Po pierwsze, sama w sobie: bo w USA opieka zdrowotna to drażliwy temat. Jej państwowa, a nade wszystko obowiązkowa forma uważana jest przez wolnorynkowo-konserwatywną prawicę niemalże za inwazję bolszewizmu, jeżeli nie za znak Antychrysta. Po drugie, dlatego że nie tak dawno Trump nie odważył się na głosowanie, ponieważ zbyt wielu Republikanów, czyli członków jego własnego obozu, było przeciw. Jedni dlatego, że są dostatecznie liberalni (tj. pro-socjalni, tłumacząc z terminologii amerykańskiej) i tworzą lewe skrzydło partii. Drudzy – bo uważali zmianę Obamacare na Trumpcarę za niezadowalające posunięcie, za kolejny odcinek etatystycznej maskarady. Cóż, tym razem się udało, ale przewaga była niewielka, a poza tym tematem musi zająć się Senat. Obserwatorzy polityki amerykańskiej mówią, że w Senacie ów "bill" nie przejdzie w takim kształcie, jaki ma obecnie i być może republikańscy senatorowie przedstawią własny projekt.

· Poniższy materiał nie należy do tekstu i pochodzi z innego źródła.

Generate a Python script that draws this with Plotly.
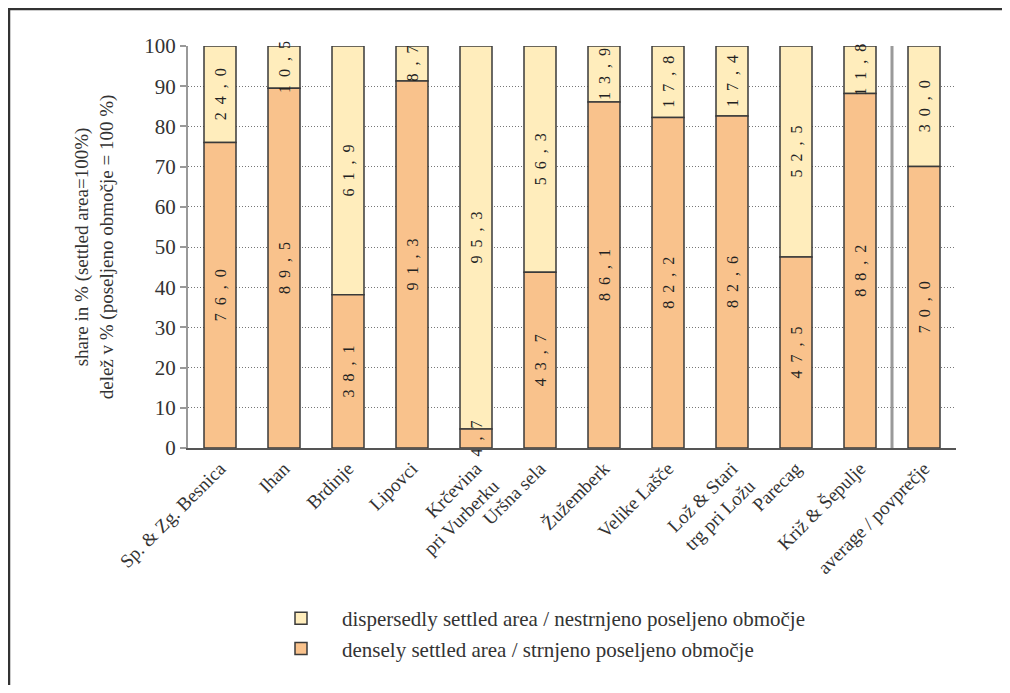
import plotly.graph_objects as go

categories = [
    "Sp. & Zg. Besnica", "Ihan", "Brdinje", "Lipovci",
    "Krčevina<br>pri Vurberku", "Uršna sela", "Žužemberk", "Velike Lašče",
    "Lož & Stari<br>trg pri Ložu", "Parecag", "Križ & Šepulje", "average / povprečje",
]
dense = [76.0, 89.5, 38.1, 91.3, 4.7, 43.7, 86.1, 82.2, 82.6, 47.5, 88.2, 70.0]
dispersed = [24.0, 10.5, 61.9, 8.7, 95.3, 56.3, 13.9, 17.8, 17.4, 52.5, 11.8, 30.0]
y_ticks = [0, 10, 20, 30, 40, 50, 60, 70, 80, 90, 100]

name_dispersed = "dispersedly settled area / nestrnjeno poseljeno območje"
name_dense = "densely settled area / strnjeno poseljeno območje"
y_title = "share in % (settled area=100%)<br>delež v % (poseljeno območje = 100 %)"

FONT = "Liberation Serif, Times New Roman, serif"
C_DENSE = "#F9C28C"
C_DISP = "#FFEDBC"
OUTLINE = "#3a3a3a"
SP = "\u00a0\u00a0"


def fmt(v):
    s = f"{v:.1f}".replace(".", ",")
    return SP.join(s)


fig = go.Figure()
# coloured segments (dispersed part sits on top of the dense part)
fig.add_trace(go.Bar(
    x=categories, y=dispersed, base=dense, name=name_dispersed,
    marker=dict(color=C_DISP, line=dict(color=OUTLINE, width=1.5)),
    width=0.5, hoverinfo="x+y",
))
fig.add_trace(go.Bar(
    x=categories, y=dense, name=name_dense,
    marker=dict(color=C_DENSE, line=dict(color=OUTLINE, width=1.5)),
    width=0.5, hoverinfo="x+y",
))
# value labels drawn above all segments
for vals, base in ((dispersed, dense), (dense, None)):
    fig.add_trace(go.Bar(
        x=categories, y=vals, base=base, showlegend=False, hoverinfo="skip",
        marker=dict(color="rgba(0,0,0,0)", line=dict(width=0)),
        text=[fmt(v) for v in vals], textposition="inside", insidetextanchor="middle",
        textangle=-90, constraintext="none", cliponaxis=False,
        textfont=dict(family=FONT, size=16, color="#222"),
        width=0.5,
    ))

n = len(categories)
fig.add_shape(type="line", xref="x", yref="y", x0=n - 1.5, x1=n - 1.5, y0=0, y1=100,
              line=dict(color="#9a9a9a", width=3))

# page has an 8px body margin; screen coordinates below are converted to figure ones
OFF = 8
W, H = 994, 677
L, R, T, B = 188 - OFF, W - (956 - OFF), 46 - OFF, H - (448 - OFF)
pw, ph = W - L - R, H - T - B


def px(xs):
    return (xs - OFF - L) / pw


def py(ys):
    return (H - B - (ys - OFF)) / ph


fig.add_shape(type="line", xref="paper", yref="paper", x0=px(8), x1=px(1003), y0=py(9), y1=py(9),
              line=dict(color="#333", width=2.5))
fig.add_shape(type="line", xref="paper", yref="paper", x0=px(9), x1=px(9), y0=py(8), y1=py(700),
              line=dict(color="#333", width=2.5))

fig.update_layout(
    width=W, height=H,
    margin=dict(l=L, r=R, t=T, b=B, autoexpand=False),
    barmode="overlay",
    plot_bgcolor="white", paper_bgcolor="white",
    font=dict(family=FONT, color="#333", size=18),
    showlegend=True,
    legend=dict(
        x=px(260), y=py(598), xanchor="left", yanchor="top",
        traceorder="normal", itemwidth=72,
        font=dict(family=FONT, size=21, color="#333"),
        bgcolor="rgba(0,0,0,0)", itemclick=False,
    ),
    xaxis=dict(
        range=[-0.5, n - 0.5], tickangle=-45, showgrid=False,
        showline=True, linecolor="#555", linewidth=2, ticks="",
        tickfont=dict(family=FONT, size=19, color="#333"),
    ),
    yaxis=dict(
        range=[0, 100], tickvals=y_ticks, showgrid=True, griddash="1px,2px",
        gridcolor="#777", gridwidth=1, zeroline=False,
        showline=True, linecolor="#999", linewidth=2,
        ticks="outside", ticklen=6, tickcolor="#999", tickwidth=1.5,
        tickfont=dict(family=FONT, size=21, color="#333"),
        title=dict(text=y_title, font=dict(family=FONT, size=19, color="#333"), standoff=26),
    ),
)

fig.write_html("out.html", config={"displayModeBar": False})
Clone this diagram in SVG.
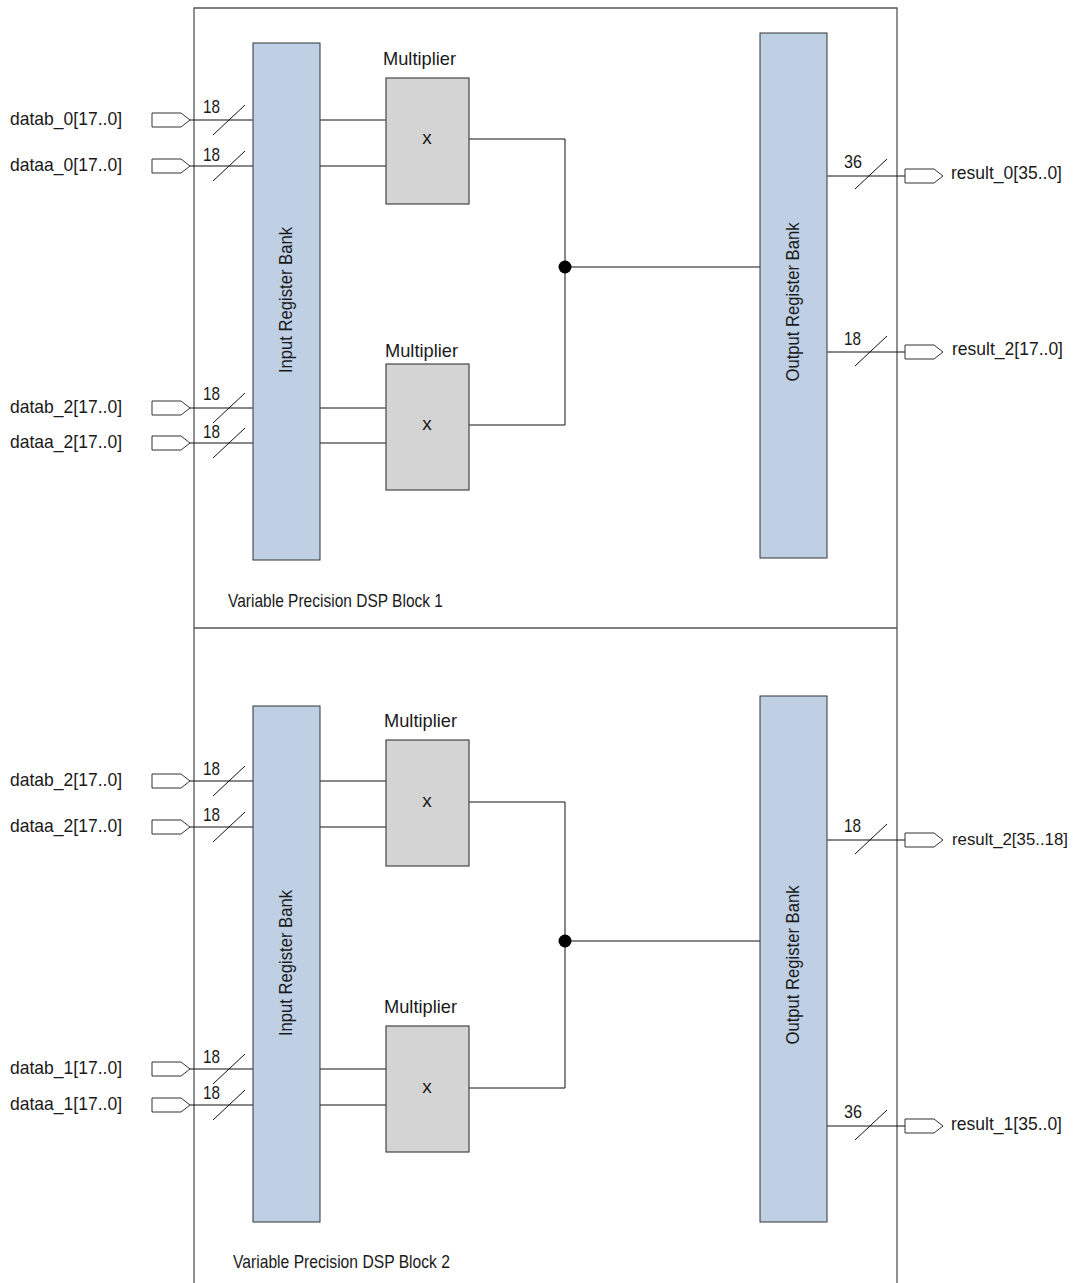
<svg xmlns="http://www.w3.org/2000/svg" width="1079" height="1283" viewBox="0 0 1079 1283">
<style>
text{font-family:"Liberation Sans",Arial,sans-serif;font-size:19px;fill:#1a1a1a}
.frame{fill:none;stroke:#555;stroke-width:1.3}
.bank{fill:#bfcfe4;stroke:#333;stroke-width:1}
.mult{fill:#d4d4d4;stroke:#444;stroke-width:1.2}
.w{fill:none;stroke:#111;stroke-width:1}
.pin{fill:#fff;stroke:#333;stroke-width:1}
.m{text-anchor:middle}
</style>
<defs>
<path id="pin" class="pin" d="M0,-7 H29 L38,0 L29,7 H0 Z"/>
<path id="sl" class="w" d="M-16,15 L16,-15"/>
</defs>
<g id="frame">
<path class="frame" d="M194,1283 V8 H897 V1283"/>
<line class="frame" x1="194" y1="628" x2="897" y2="628"/>
</g>
<g id="connectors">
<path class="w" d="M190,120 H253 M190,166 H253 M190,408 H253 M190,443 H253"/>
<path class="w" d="M320,120 H386 M320,166 H386 M320,408 H386 M320,443 H386"/>
<path class="w" d="M469,139 H565 V425 H469 M565,267 H760"/>
<circle cx="565" cy="267" r="6.5" fill="#000"/>
<path class="w" d="M827,176 H905 M827,352 H905"/>
<path class="w" d="M190,781 H253 M190,827 H253 M190,1069 H253 M190,1105 H253"/>
<path class="w" d="M320,781 H386 M320,827 H386 M320,1069 H386 M320,1105 H386"/>
<path class="w" d="M469,802 H565 V1088 H469 M565,941 H760"/>
<circle cx="565" cy="941" r="6.5" fill="#000"/>
<path class="w" d="M827,840 H905 M827,1126 H905"/>
<use href="#sl" x="229" y="120"/><use href="#sl" x="229" y="166"/>
<use href="#sl" x="229" y="408"/><use href="#sl" x="229" y="443"/>
<use href="#sl" x="229" y="781"/><use href="#sl" x="229" y="827"/>
<use href="#sl" x="229" y="1069"/><use href="#sl" x="229" y="1105"/>
<use href="#sl" x="871" y="174"/><use href="#sl" x="871" y="351"/>
<use href="#sl" x="871" y="839"/><use href="#sl" x="871" y="1125"/>
</g>
<g id="bus-labels">
<text x="203" y="113" textLength="17" lengthAdjust="spacingAndGlyphs">18</text>
<text x="203" y="161" textLength="17" lengthAdjust="spacingAndGlyphs">18</text>
<text x="203" y="400" textLength="17" lengthAdjust="spacingAndGlyphs">18</text>
<text x="203" y="438" textLength="17" lengthAdjust="spacingAndGlyphs">18</text>
<text x="203" y="775" textLength="17" lengthAdjust="spacingAndGlyphs">18</text>
<text x="203" y="821" textLength="17" lengthAdjust="spacingAndGlyphs">18</text>
<text x="203" y="1063" textLength="17" lengthAdjust="spacingAndGlyphs">18</text>
<text x="203" y="1099" textLength="17" lengthAdjust="spacingAndGlyphs">18</text>
<text x="844" y="168" textLength="18" lengthAdjust="spacingAndGlyphs">36</text>
<text x="844" y="345" textLength="17" lengthAdjust="spacingAndGlyphs">18</text>
<text x="844" y="832" textLength="17" lengthAdjust="spacingAndGlyphs">18</text>
<text x="844" y="1118" textLength="18" lengthAdjust="spacingAndGlyphs">36</text>
</g>
<g id="in-datab_0"><use href="#pin" x="152" y="120"/><text x="10" y="125" textLength="112" lengthAdjust="spacingAndGlyphs">datab_0[17..0]</text></g>
<g id="in-dataa_0"><use href="#pin" x="152" y="166"/><text x="10" y="171" textLength="112" lengthAdjust="spacingAndGlyphs">dataa_0[17..0]</text></g>
<g id="in-datab_2a"><use href="#pin" x="152" y="408"/><text x="10" y="413" textLength="112" lengthAdjust="spacingAndGlyphs">datab_2[17..0]</text></g>
<g id="in-dataa_2a"><use href="#pin" x="152" y="443"/><text x="10" y="448" textLength="112" lengthAdjust="spacingAndGlyphs">dataa_2[17..0]</text></g>
<g id="in-datab_2b"><use href="#pin" x="152" y="781"/><text x="10" y="786" textLength="112" lengthAdjust="spacingAndGlyphs">datab_2[17..0]</text></g>
<g id="in-dataa_2b"><use href="#pin" x="152" y="827"/><text x="10" y="832" textLength="112" lengthAdjust="spacingAndGlyphs">dataa_2[17..0]</text></g>
<g id="in-datab_1"><use href="#pin" x="152" y="1069"/><text x="10" y="1074" textLength="112" lengthAdjust="spacingAndGlyphs">datab_1[17..0]</text></g>
<g id="in-dataa_1"><use href="#pin" x="152" y="1105"/><text x="10" y="1110" textLength="112" lengthAdjust="spacingAndGlyphs">dataa_1[17..0]</text></g>
<g id="out-result_0"><use href="#pin" x="905" y="176"/><text x="951" y="179" textLength="111" lengthAdjust="spacingAndGlyphs">result_0[35..0]</text></g>
<g id="out-result_2a"><use href="#pin" x="905" y="352"/><text x="952" y="355" textLength="111" lengthAdjust="spacingAndGlyphs">result_2[17..0]</text></g>
<g id="out-result_2b"><use href="#pin" x="905" y="840"/><text x="952" y="845" style="font-size:17px" textLength="116" lengthAdjust="spacingAndGlyphs">result_2[35..18]</text></g>
<g id="out-result_1"><use href="#pin" x="905" y="1126"/><text x="951" y="1130" textLength="111" lengthAdjust="spacingAndGlyphs">result_1[35..0]</text></g>
<g id="inbank1"><rect class="bank" x="253" y="43" width="67" height="517"/><text class="m" transform="translate(292,300) rotate(-90)" textLength="146" lengthAdjust="spacingAndGlyphs">Input Register Bank</text></g>
<g id="outbank1"><rect class="bank" x="760" y="33" width="67" height="525"/><text class="m" transform="translate(799,302) rotate(-90)" textLength="159" lengthAdjust="spacingAndGlyphs">Output Register Bank</text></g>
<g id="inbank2"><rect class="bank" x="253" y="706" width="67" height="516"/><text class="m" transform="translate(292,963) rotate(-90)" textLength="146" lengthAdjust="spacingAndGlyphs">Input Register Bank</text></g>
<g id="outbank2"><rect class="bank" x="760" y="696" width="67" height="526"/><text class="m" transform="translate(799,965) rotate(-90)" textLength="159" lengthAdjust="spacingAndGlyphs">Output Register Bank</text></g>
<g id="mult1a"><text x="383" y="65" textLength="73" lengthAdjust="spacingAndGlyphs">Multiplier</text><rect class="mult" x="386" y="78" width="83" height="126"/><text class="m" x="427" y="144">x</text></g>
<g id="mult1b"><text x="385" y="357" textLength="73" lengthAdjust="spacingAndGlyphs">Multiplier</text><rect class="mult" x="386" y="364" width="83" height="126"/><text class="m" x="427" y="430">x</text></g>
<g id="mult2a"><text x="384" y="727" textLength="73" lengthAdjust="spacingAndGlyphs">Multiplier</text><rect class="mult" x="386" y="740" width="83" height="126"/><text class="m" x="427" y="807">x</text></g>
<g id="mult2b"><text x="384" y="1013" textLength="73" lengthAdjust="spacingAndGlyphs">Multiplier</text><rect class="mult" x="386" y="1026" width="83" height="126"/><text class="m" x="427" y="1093">x</text></g>
<g id="block1-label"><text x="228" y="607" textLength="215" lengthAdjust="spacingAndGlyphs">Variable Precision DSP Block 1</text></g>
<g id="block2-label"><text x="233" y="1268" textLength="217" lengthAdjust="spacingAndGlyphs">Variable Precision DSP Block 2</text></g>
</svg>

2017-05-04 22:08 | Francja coraz bliżej rozstrzygnięcia |
Euro coraz wyżej
Po pierwsze, rynek najwyraźniej obstawia na niedzielę 7 maja scenariusz, w którym to Macron bez problemu wygrywa z Le Pen. A w każdym razie – wygrywa, bo ostatecznie to zero-jedynkowa kwestia, nie można być pół-prezydentem. Tak można tłumaczyć to, że euro zyskuje na wartości i mimo wczorajszego komunikatu FOMC (dość jastrzębiego) dziś mamy ok. 1,0985. Dziś wieczorem, rzecz jasna.
Po drugie, mieliśmy całkiem niezłe dane z Europy, jeżeli rozumieć przez to indeksy PMI dla usług w Niemczech i Strefie Euro (powyżej prognoz). Z innych informacji można wspomnieć o tym, że Portoryko ogłosiło bankructwo, zwracając się z prośbą do USA o pomoc. Nie żeby miało to jakoś zniszczyć Stany, ale zawsze to negatywny komunikat.
2017-05-04 07:17 | Po zebraniu FOMC |
Co zrobili i co zrobią?
Eurodolar pozycjonuje się dziś rano w okolicach 1,0895 – 1,09. To nie jest poziom bardzo niski czy jako szczególnie dobrze świadczący o sile dolara – ale jednak wyraźnie niższy niż np. wczorajsze szczyty, te bowiem ulokowane były powyżej 1,0935.
Otóż odbyło się posiedzenie FOMC (tj. Komitetu sterującego polityką pieniężną Rezerwy Federalnej). Stopy funduszy federalnych nie zmieniono i na razie pozostała w zakresie 0,75 – 1,00 proc., niemniej komunikat FOMC odebrano na rynku jako niedźwiedzi vel jastrzębi. To o tyle istotne, że np. w ubiegłym tygodniu (w piątek) ukazał się nader słaby odczyt dynamiki PKB za I kwartał 2017 – wynik to tylko 0,7 proc. w ujęciu annualizowanym, gdy oczekiwano 2,1 proc. FOMC uważa jednak ten słaby rezultat za zjawisko przejściowe, a większy nacisk kładzie np. na dobry stan i rozwój rynku pracy. Z tego powodu istnieje duża szansa, że na następnym posiedzeniu (13 – 14 czerwca) dokonana zostanie podwyżka stóp.
2017-05-02 18:06 | Wtorek wypełniły odczyty PMI |
Co słychać na rynku?
PMI dla przemysłu Eurolandu wyniósł 56,7 pkt, oczekiwano 56,8 pkt. W Niemczech miało być 58,2 pkt - i tyle rzeczywiście było. Wynik dla Wielkiej Brytanii to aż 57,3 pkt, gdy zakładano 54 pkt. W Polsce było 54,1 pkt, prognozowano nieco mniej, bo 53,9 pkt, tak więc odczyt jest pozytywny.
Bezrobocie w Strefie Euro utrzymało się na poziomie 9,5 proc., choć rynek liczył na zejście do 9,4 proc. We Włoszech, bo podano również odczyt dla tego kraju, nie utrzymano poziomu 11,5 proc. - nastąpił niestety wzrost do 11,7 proc.
Po południu nie było już danych makro. Na eurodolarze widzimy teraz, po godzinie 18:00, poziom 1,09. W szczycie było 1,0925, zaś w minimach 1,0890. Ogólnie rzecz biorąc, sytuacja jest raczej spokojna, rynek po prostu wyczekuje na francuskie wybory – tj. na drugą turę. Zakres wahań dla eurodolara to na razie ok. 1,0850 – 1,0950.